The studies reported here are the first to our knowledge to define the various subpopulations of CSC present in canine lymphoma and to compare the CSC subpopulations in BCL versus TCL in dogs. The key findings reported here were that in dogs with BCL, the primary CSC subpopulations identified were CD34⁺, CD90⁺, CD117⁺, and Oct3/4⁺ (Figure 1). In TCL, the most prominent CSC subpopulation was Oct3/4⁺ (Figure 1). Though there is some overlap between normal and malignant B and T cells with respect to CSC marker expression, in general the majority of CSC markers were upregulated by malignant cells.

Cytotoxic chemotherapy was found to strongly select for CSC enrichment by cultured lymphoma cell lines. For example, in chemotherapy resistant canine BLC tumor cell lines, there was strong selection for upregulated expression of multiple CSC markers, including CD29, CD34, CD90, CD117, Oct3/4, Sca1, and CD133. In the case of TCL lines, upregulated expression of the CSC markers CD29, CD34, CD90, and Sca1 was observed (Figure 3).

Moreover, in dogs with relapsed BCL that relapsed following chemotherapy, there was substantial upregulation of CSC populations, compared to treatment naive tumors (Figure 5). Thus, canine lymphoma appears to respond to chemotherapy in a manner similar to that of human lymphoma, with selective enrichment for CSC.

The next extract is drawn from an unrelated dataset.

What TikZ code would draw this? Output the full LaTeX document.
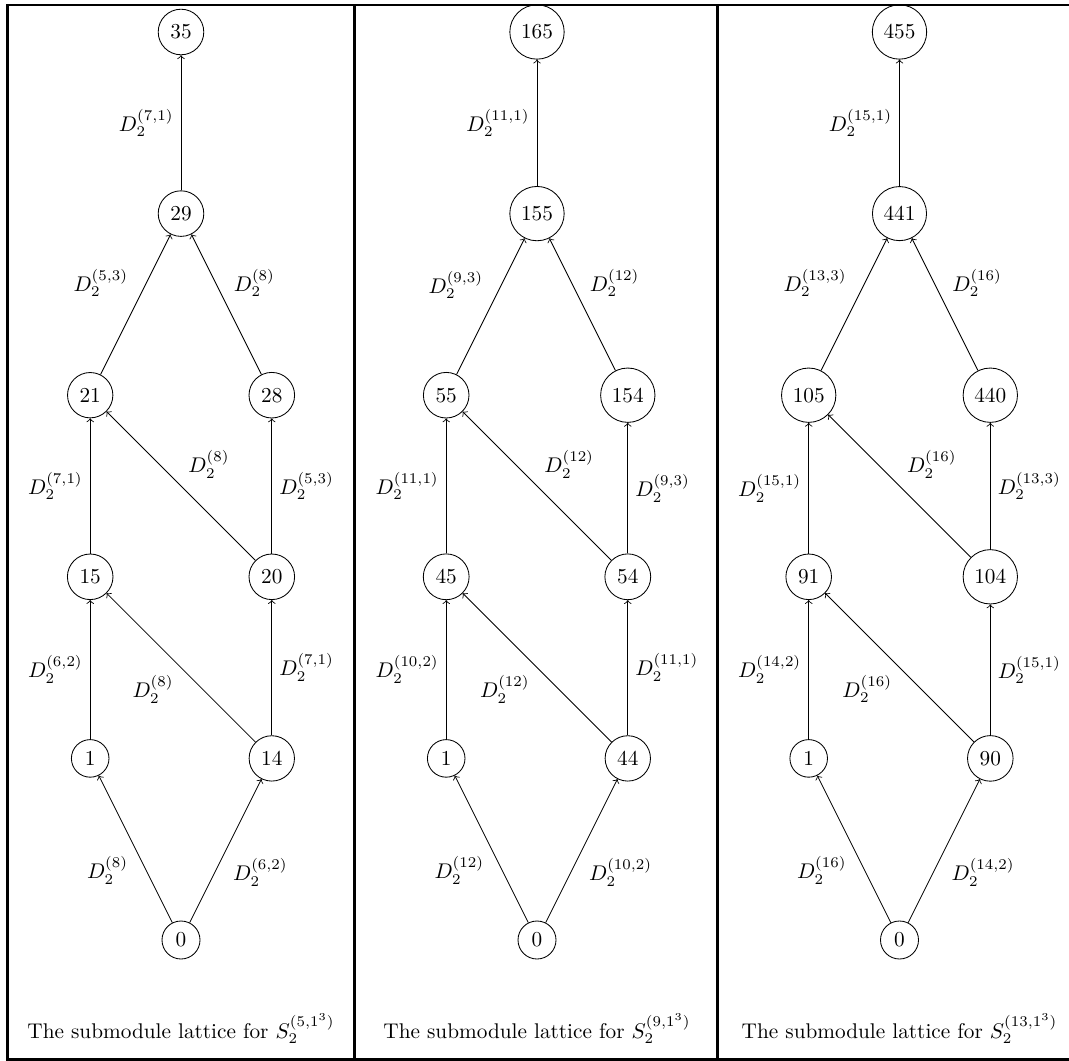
\documentclass[tikz,border=0pt]{standalone}
\usepackage{amsmath}
\begin{document}
\begin{tikzpicture}[x=0.4703pt,y=-0.4703pt,
  lat/.style={circle,draw,line width=0.4pt},
  edg/.style={->,line width=0.4pt},
  framerule/.style={line width=1.2pt},
  captext/.style={anchor=base}]
\useasboundingbox (0,0) rectangle (1069,1061);
\clip (0,0) rectangle (1069,1061);
% frame (table rules)
\draw[framerule] (1085,5) -- (7.3,5) -- (7.3,1059.3) -- (1085,1059.3);
\draw[framerule] (354.7,5) -- (354.7,1059.3);
\draw[framerule] (717.5,5) -- (717.5,1059.3);

% ---------- column 1 ----------
\begin{scope}[shift={(181,940)}]
\node[lat] (a0)  at (0,0) {0};
\node[lat] (aL1) at (-90.8,-181.6) {1};
\node[lat] (aR1) at (90.8,-181.6) {14};
\node[lat] (aL2) at (-90.8,-363.2) {15};
\node[lat] (aR2) at (90.8,-363.2) {20};
\node[lat] (aL3) at (-90.8,-544.8) {21};
\node[lat] (aR3) at (90.8,-544.8) {28};
\node[lat] (aT1) at (0,-726.4) {29};
\node[lat] (aT2) at (0,-908) {35};
\node[captext] (acap) at (0,98) {The submodule lattice for $S_2^{(5,1^3)}$};
\end{scope}
\draw[edg] (a0) -- node[below left] {$D_2^{(8)}$} (aL1);
\draw[edg] (a0) -- node[below right] {$D_2^{(6,2)}$} (aR1);
\draw[edg] (aL1) -- node[left] {$D_2^{(6,2)}$} (aL2);
\draw[edg] (aR1) -- node[below left] {$D_2^{(8)}$} (aL2);
\draw[edg] (aR1) -- node[right] {$D_2^{(7,1)}$} (aR2);
\draw[edg] (aL2) -- node[left] {$D_2^{(7,1)}$} (aL3);
\draw[edg] (aR2) -- node[above right] {$D_2^{(8)}$} (aL3);
\draw[edg] (aR2) -- node[right] {$D_2^{(5,3)}$} (aR3);
\draw[edg] (aL3) -- node[above left] {$D_2^{(5,3)}$} (aT1);
\draw[edg] (aR3) -- node[above right] {$D_2^{(8)}$} (aT1);
\draw[edg] (aT1) -- node[left] {$D_2^{(7,1)}$} (aT2);

% ---------- column 2 ----------
\begin{scope}[shift={(537,940)}]
\node[lat] (b0)  at (0,0) {0};
\node[lat] (bL1) at (-90.8,-181.6) {1};
\node[lat] (bR1) at (90.8,-181.6) {44};
\node[lat] (bL2) at (-90.8,-363.2) {45};
\node[lat] (bR2) at (90.8,-363.2) {54};
\node[lat] (bL3) at (-90.8,-544.8) {55};
\node[lat] (bR3) at (90.8,-544.8) {154};
\node[lat] (bT1) at (0,-726.4) {155};
\node[lat] (bT2) at (0,-908) {165};
\node[captext] (bcap) at (0,98) {The submodule lattice for $S_2^{(9,1^3)}$};
\end{scope}
\draw[edg] (b0) -- node[below left] {$D_2^{(12)}$} (bL1);
\draw[edg] (b0) -- node[below right] {$D_2^{(10,2)}$} (bR1);
\draw[edg] (bL1) -- node[left] {$D_2^{(10,2)}$} (bL2);
\draw[edg] (bR1) -- node[below left] {$D_2^{(12)}$} (bL2);
\draw[edg] (bR1) -- node[right] {$D_2^{(11,1)}$} (bR2);
\draw[edg] (bL2) -- node[left] {$D_2^{(11,1)}$} (bL3);
\draw[edg] (bR2) -- node[above right] {$D_2^{(12)}$} (bL3);
\draw[edg] (bR2) -- node[right] {$D_2^{(9,3)}$} (bR3);
\draw[edg] (bL3) -- node[above left] {$D_2^{(9,3)}$} (bT1);
\draw[edg] (bR3) -- node[above right] {$D_2^{(12)}$} (bT1);
\draw[edg] (bT1) -- node[left] {$D_2^{(11,1)}$} (bT2);

% ---------- column 3 ----------
\begin{scope}[shift={(899.5,940)}]
\node[lat] (c0)  at (0,0) {0};
\node[lat] (cL1) at (-90.8,-181.6) {1};
\node[lat] (cR1) at (90.8,-181.6) {90};
\node[lat] (cL2) at (-90.8,-363.2) {91};
\node[lat] (cR2) at (90.8,-363.2) {104};
\node[lat] (cL3) at (-90.8,-544.8) {105};
\node[lat] (cR3) at (90.8,-544.8) {440};
\node[lat] (cT1) at (0,-726.4) {441};
\node[lat] (cT2) at (0,-908) {455};
\node[captext] (ccap) at (0,98) {The submodule lattice for $S_2^{(13,1^3)}$};
\end{scope}
\draw[edg] (c0) -- node[below left] {$D_2^{(16)}$} (cL1);
\draw[edg] (c0) -- node[below right] {$D_2^{(14,2)}$} (cR1);
\draw[edg] (cL1) -- node[left] {$D_2^{(14,2)}$} (cL2);
\draw[edg] (cR1) -- node[below left] {$D_2^{(16)}$} (cL2);
\draw[edg] (cR1) -- node[right] {$D_2^{(15,1)}$} (cR2);
\draw[edg] (cL2) -- node[left] {$D_2^{(15,1)}$} (cL3);
\draw[edg] (cR2) -- node[above right] {$D_2^{(16)}$} (cL3);
\draw[edg] (cR2) -- node[right] {$D_2^{(13,3)}$} (cR3);
\draw[edg] (cL3) -- node[above left] {$D_2^{(13,3)}$} (cT1);
\draw[edg] (cR3) -- node[above right] {$D_2^{(16)}$} (cT1);
\draw[edg] (cT1) -- node[left] {$D_2^{(15,1)}$} (cT2);
\end{tikzpicture}
\end{document}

Previous studies have identified canine BCL cell lines cells with increased expression levels of ABC transporters and genes associated with the CSC phenotype, including ABCG2 and Bmi-1⁷⁵. In addition, function studies of these cell lines have demonstrated the presence of a side-population of cells characteristic of CSC, and have also demonstrated efflux of DNA specific dyes⁷⁵. However, these previous studies have not compared the CSC phenotype of normal and malignant canine B cells and T cells. Nor have previous studies demonstrated how selection for chemotherapy resistance leads to enrichment of tumor cells with a CSC phenotype and CSC functional properties.

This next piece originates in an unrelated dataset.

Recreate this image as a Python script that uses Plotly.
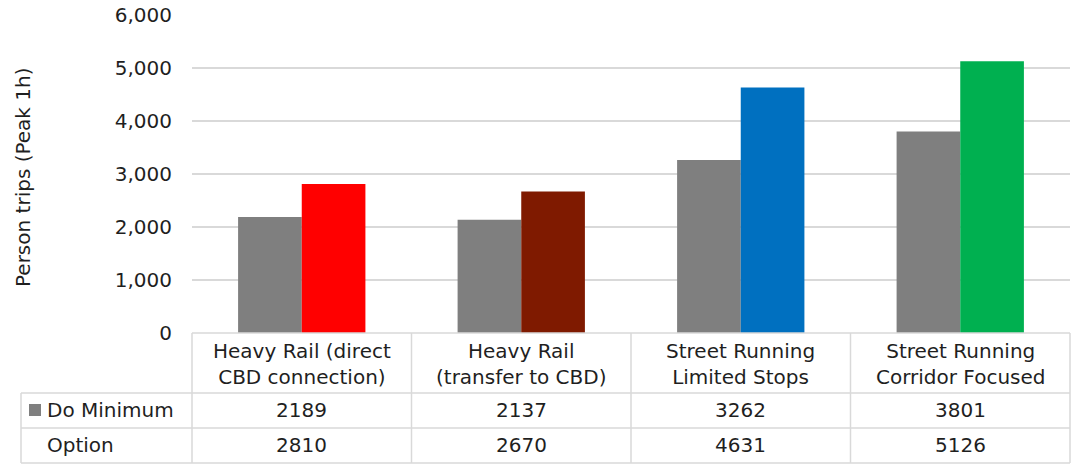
import plotly.graph_objects as go

categories = ["Heavy Rail (direct<br>CBD connection)", "Heavy Rail<br>(transfer to CBD)",
              "Street Running<br>Limited Stops", "Street Running<br>Corridor Focused"]
do_minimum = [2189, 2137, 3262, 3801]
option = [2810, 2670, 4631, 5126]
option_colors = ["#ff0000", "#7f1a00", "#0070c0", "#00b050"]
y_ticks = [0, 1000, 2000, 3000, 4000, 5000, 6000]

W, H = 1071, 464
FONT = "DejaVu Sans"
TXT = "#1f1f1f"
GRID = "#d9d9d9"
FS = 20

def px(x):
    return x / W

def py(y):
    return (H - y) / H

x_left, x_right = 192, 1070
y_top, y_bottom = 15, 333

fig = go.Figure()
fig.add_trace(go.Bar(x=categories, y=do_minimum, name="Do Minimum",
                     marker=dict(color="#7f7f7f", line=dict(width=0))))
fig.add_trace(go.Bar(x=categories, y=option, name="Option",
                     marker=dict(color=option_colors, line=dict(width=0))))

shapes = []
def line(x0, y0, x1, y1):
    shapes.append(dict(type="line", xref="paper", yref="paper",
                       x0=px(x0), y0=py(y0), x1=px(x1), y1=py(y1),
                       line=dict(color=GRID, width=1.5)))

# table horizontal lines
line(x_left, y_bottom, x_right, y_bottom)
for yy in (393, 428, 463):
    line(21, yy, x_right, yy)
# table vertical lines
line(21, 393, 21, 463)
n = len(categories)
for i in range(n + 1):
    xx = x_left + (x_right - x_left) * i / n
    line(xx, y_bottom, xx, 463)

# legend key square
shapes.append(dict(type="rect", xref="paper", yref="paper",
                   x0=px(29), x1=px(41), y0=py(416), y1=py(404),
                   fillcolor="#7f7f7f", line=dict(width=0)))

annotations = []
for i, cat in enumerate(categories):
    annotations.append(dict(x=cat, xref="x", y=py(364), yref="paper", text=cat,
                            showarrow=False, font=dict(size=FS, color=TXT, family=FONT),
                            xanchor="center", yanchor="middle"))
    annotations.append(dict(x=cat, xref="x", y=py(410), yref="paper", text=str(do_minimum[i]),
                            showarrow=False, font=dict(size=FS, color=TXT, family=FONT),
                            xanchor="center", yanchor="middle"))
    annotations.append(dict(x=cat, xref="x", y=py(445), yref="paper", text=str(option[i]),
                            showarrow=False, font=dict(size=FS, color=TXT, family=FONT),
                            xanchor="center", yanchor="middle"))

annotations.append(dict(x=px(45), xref="paper", y=py(410), yref="paper", text="Do Minimum",
                        showarrow=False, font=dict(size=FS, color=TXT, family=FONT),
                        xanchor="left", yanchor="middle"))
annotations.append(dict(x=px(45), xref="paper", y=py(445), yref="paper", text="Option",
                        showarrow=False, font=dict(size=FS, color=TXT, family=FONT),
                        xanchor="left", yanchor="middle"))
annotations.append(dict(x=px(23), xref="paper", y=py(177), yref="paper",
                        text="Person trips (Peak 1h)", textangle=-90,
                        showarrow=False, font=dict(size=20, color=TXT, family=FONT),
                        xanchor="center", yanchor="middle"))

fig.update_layout(
    width=W, height=H,
    margin=dict(l=0, r=0, t=0, b=0, autoexpand=False),
    paper_bgcolor="white", plot_bgcolor="white",
    showlegend=False,
    barmode="group", bargap=0.42, bargroupgap=0,
    font=dict(family=FONT, color=TXT),
    xaxis=dict(domain=[px(x_left), px(x_right)], showticklabels=False, automargin=False,
               showgrid=False, zeroline=False, showline=False, ticks=""),
    yaxis=dict(domain=[py(y_bottom), py(y_top)], range=[0, 6000], automargin=False,
               tickvals=y_ticks, tickformat=",d", showgrid=True,
               gridcolor=GRID, gridwidth=1.5, zeroline=False, showline=False,
               ticks="", ticklabelstandoff=19,
               tickfont=dict(size=FS, color=TXT, family=FONT)),
    shapes=shapes,
    annotations=annotations,
)

fig.write_html("out.html")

The functional properties of CSC not only contribute to longevity, but they also render these cells more resistant to radiation treatment and chemotherapy drugs, allowing them to evade the effects of cytotoxic chemotherapy^76,77. Thus, it would be very desirable to identify drugs or other agents that could selectively target CSC for elimination. The ability to selectively enrich for lymphoma CSC using in vitro chemotherapy selection may provide one tool for identification of agents that more selectively target CSC. Furthermore, the ability to accurately phenotype CSC subpopulations in naive tumor samples using flow cytometry may provide a useful prognostic markers for predicting initial responses to chemotherapy as well as overall remission duration.